## Exercise
Copy each line of the entries that contains the word "this".
++++ Data section
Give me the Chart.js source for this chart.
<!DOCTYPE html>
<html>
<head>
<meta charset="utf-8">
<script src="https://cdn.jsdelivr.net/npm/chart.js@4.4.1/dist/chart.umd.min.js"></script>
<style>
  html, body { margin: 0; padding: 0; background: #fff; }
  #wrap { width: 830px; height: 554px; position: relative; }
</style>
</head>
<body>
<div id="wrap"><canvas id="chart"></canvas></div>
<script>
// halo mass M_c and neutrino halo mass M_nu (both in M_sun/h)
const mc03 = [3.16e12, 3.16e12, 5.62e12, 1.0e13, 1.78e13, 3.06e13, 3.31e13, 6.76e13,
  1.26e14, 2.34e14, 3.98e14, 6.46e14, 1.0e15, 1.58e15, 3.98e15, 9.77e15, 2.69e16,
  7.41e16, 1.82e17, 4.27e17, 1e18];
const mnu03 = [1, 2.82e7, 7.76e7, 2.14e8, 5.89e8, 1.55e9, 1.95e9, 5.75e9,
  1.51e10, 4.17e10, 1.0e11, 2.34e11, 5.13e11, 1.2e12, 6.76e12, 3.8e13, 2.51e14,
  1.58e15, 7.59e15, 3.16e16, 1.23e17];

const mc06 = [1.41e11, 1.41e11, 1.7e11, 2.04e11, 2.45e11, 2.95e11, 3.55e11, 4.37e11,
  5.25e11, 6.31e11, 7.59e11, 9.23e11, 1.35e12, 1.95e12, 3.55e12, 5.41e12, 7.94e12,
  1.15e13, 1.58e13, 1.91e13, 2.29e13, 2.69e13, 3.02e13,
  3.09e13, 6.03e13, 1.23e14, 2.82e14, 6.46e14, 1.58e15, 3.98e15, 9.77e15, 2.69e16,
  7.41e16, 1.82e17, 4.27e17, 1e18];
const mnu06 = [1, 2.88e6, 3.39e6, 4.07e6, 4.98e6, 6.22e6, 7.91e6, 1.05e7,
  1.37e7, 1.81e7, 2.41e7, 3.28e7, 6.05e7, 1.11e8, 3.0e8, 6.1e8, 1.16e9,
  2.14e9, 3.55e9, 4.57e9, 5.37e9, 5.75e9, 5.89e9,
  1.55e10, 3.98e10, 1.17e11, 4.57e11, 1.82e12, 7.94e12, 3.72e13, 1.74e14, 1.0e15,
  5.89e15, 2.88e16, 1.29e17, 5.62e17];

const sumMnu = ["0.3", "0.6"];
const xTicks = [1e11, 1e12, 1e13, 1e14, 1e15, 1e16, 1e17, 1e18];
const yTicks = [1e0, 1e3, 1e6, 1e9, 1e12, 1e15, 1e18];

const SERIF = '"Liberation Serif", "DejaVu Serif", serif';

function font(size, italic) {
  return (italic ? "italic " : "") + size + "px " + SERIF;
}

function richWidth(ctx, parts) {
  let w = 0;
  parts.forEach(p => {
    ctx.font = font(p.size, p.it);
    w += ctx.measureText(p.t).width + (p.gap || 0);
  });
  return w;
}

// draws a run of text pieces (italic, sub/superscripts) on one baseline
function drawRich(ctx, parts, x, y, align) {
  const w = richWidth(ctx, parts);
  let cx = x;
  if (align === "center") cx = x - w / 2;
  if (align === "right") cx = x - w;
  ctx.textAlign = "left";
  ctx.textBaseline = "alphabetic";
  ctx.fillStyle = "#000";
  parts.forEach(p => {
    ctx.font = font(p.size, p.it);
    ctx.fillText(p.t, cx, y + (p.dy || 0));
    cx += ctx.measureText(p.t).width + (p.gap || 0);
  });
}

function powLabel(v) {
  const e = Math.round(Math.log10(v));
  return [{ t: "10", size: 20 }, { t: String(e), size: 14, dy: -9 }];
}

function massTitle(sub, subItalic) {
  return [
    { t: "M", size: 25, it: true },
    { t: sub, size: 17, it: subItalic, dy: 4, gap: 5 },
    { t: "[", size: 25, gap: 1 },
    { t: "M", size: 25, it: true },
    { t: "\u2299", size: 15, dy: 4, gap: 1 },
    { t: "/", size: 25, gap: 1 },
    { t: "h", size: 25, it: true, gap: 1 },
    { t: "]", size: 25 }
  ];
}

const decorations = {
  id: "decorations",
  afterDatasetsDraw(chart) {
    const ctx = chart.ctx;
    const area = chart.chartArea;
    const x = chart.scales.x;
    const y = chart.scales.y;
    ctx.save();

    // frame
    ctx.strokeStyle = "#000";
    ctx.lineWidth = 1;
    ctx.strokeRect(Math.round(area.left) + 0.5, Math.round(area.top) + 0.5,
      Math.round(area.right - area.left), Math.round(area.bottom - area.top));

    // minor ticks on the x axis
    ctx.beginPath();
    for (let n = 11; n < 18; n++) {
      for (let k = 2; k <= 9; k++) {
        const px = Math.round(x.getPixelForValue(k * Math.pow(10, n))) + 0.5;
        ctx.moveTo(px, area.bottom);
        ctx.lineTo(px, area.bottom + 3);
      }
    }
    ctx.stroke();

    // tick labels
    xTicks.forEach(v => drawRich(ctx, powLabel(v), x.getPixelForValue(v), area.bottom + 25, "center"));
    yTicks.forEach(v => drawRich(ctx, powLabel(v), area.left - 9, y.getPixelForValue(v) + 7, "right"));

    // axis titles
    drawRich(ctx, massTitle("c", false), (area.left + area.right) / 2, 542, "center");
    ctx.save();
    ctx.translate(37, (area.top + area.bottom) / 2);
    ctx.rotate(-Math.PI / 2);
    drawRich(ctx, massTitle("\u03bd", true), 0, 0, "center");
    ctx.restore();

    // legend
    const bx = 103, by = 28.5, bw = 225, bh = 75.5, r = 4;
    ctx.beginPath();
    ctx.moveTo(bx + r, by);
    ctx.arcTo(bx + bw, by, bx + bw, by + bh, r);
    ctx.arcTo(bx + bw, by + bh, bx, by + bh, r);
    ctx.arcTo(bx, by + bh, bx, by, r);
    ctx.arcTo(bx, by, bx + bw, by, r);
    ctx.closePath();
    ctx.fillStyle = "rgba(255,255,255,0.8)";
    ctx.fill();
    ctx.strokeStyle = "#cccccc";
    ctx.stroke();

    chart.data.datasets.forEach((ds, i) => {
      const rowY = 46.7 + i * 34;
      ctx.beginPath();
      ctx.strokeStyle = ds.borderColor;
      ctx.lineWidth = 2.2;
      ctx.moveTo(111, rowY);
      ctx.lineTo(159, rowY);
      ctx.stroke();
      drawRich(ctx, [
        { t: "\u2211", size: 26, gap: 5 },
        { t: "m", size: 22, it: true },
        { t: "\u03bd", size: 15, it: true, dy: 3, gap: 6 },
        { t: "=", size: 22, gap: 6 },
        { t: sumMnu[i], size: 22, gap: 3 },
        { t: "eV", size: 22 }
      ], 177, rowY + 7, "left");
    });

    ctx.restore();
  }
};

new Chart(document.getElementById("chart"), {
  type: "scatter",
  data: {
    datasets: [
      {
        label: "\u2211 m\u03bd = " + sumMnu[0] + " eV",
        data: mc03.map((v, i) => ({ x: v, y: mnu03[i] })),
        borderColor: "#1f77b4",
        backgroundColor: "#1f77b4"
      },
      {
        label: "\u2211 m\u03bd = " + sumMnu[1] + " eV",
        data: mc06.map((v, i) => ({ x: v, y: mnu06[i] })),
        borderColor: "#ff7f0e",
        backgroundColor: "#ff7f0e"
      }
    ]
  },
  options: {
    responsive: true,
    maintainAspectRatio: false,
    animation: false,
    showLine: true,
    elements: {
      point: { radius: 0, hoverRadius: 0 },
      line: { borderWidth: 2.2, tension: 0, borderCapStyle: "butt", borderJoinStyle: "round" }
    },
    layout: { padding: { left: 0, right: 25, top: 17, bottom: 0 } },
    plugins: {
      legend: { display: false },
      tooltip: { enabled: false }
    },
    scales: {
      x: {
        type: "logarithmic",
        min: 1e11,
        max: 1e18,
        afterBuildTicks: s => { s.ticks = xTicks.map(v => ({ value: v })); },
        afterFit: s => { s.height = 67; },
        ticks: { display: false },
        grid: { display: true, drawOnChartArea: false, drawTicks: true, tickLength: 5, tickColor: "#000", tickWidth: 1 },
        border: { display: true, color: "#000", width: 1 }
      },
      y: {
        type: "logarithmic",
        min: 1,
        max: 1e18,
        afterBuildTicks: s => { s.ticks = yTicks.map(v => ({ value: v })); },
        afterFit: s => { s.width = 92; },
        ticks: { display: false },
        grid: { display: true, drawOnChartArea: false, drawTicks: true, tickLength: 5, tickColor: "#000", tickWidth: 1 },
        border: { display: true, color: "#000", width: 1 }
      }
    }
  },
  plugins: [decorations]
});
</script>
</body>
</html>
++++++++
++++ Data section
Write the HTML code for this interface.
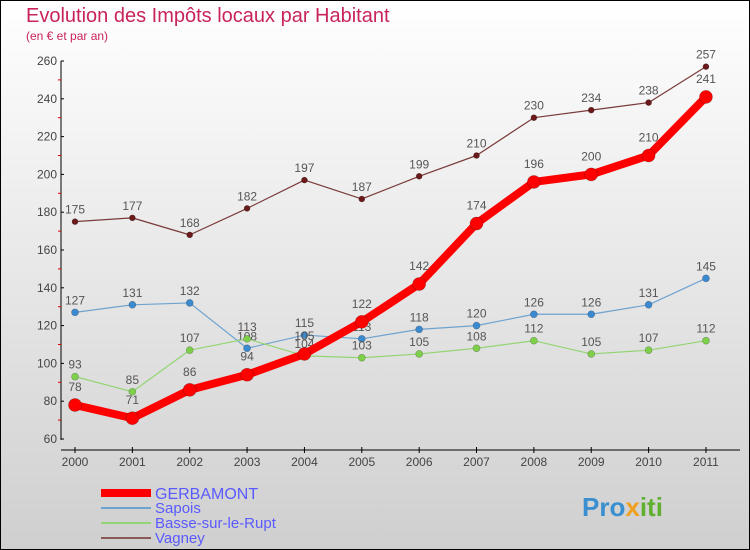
++++++++
## Task output
Give me the Chart.js source for this chart.
Write the HTML code for this interface.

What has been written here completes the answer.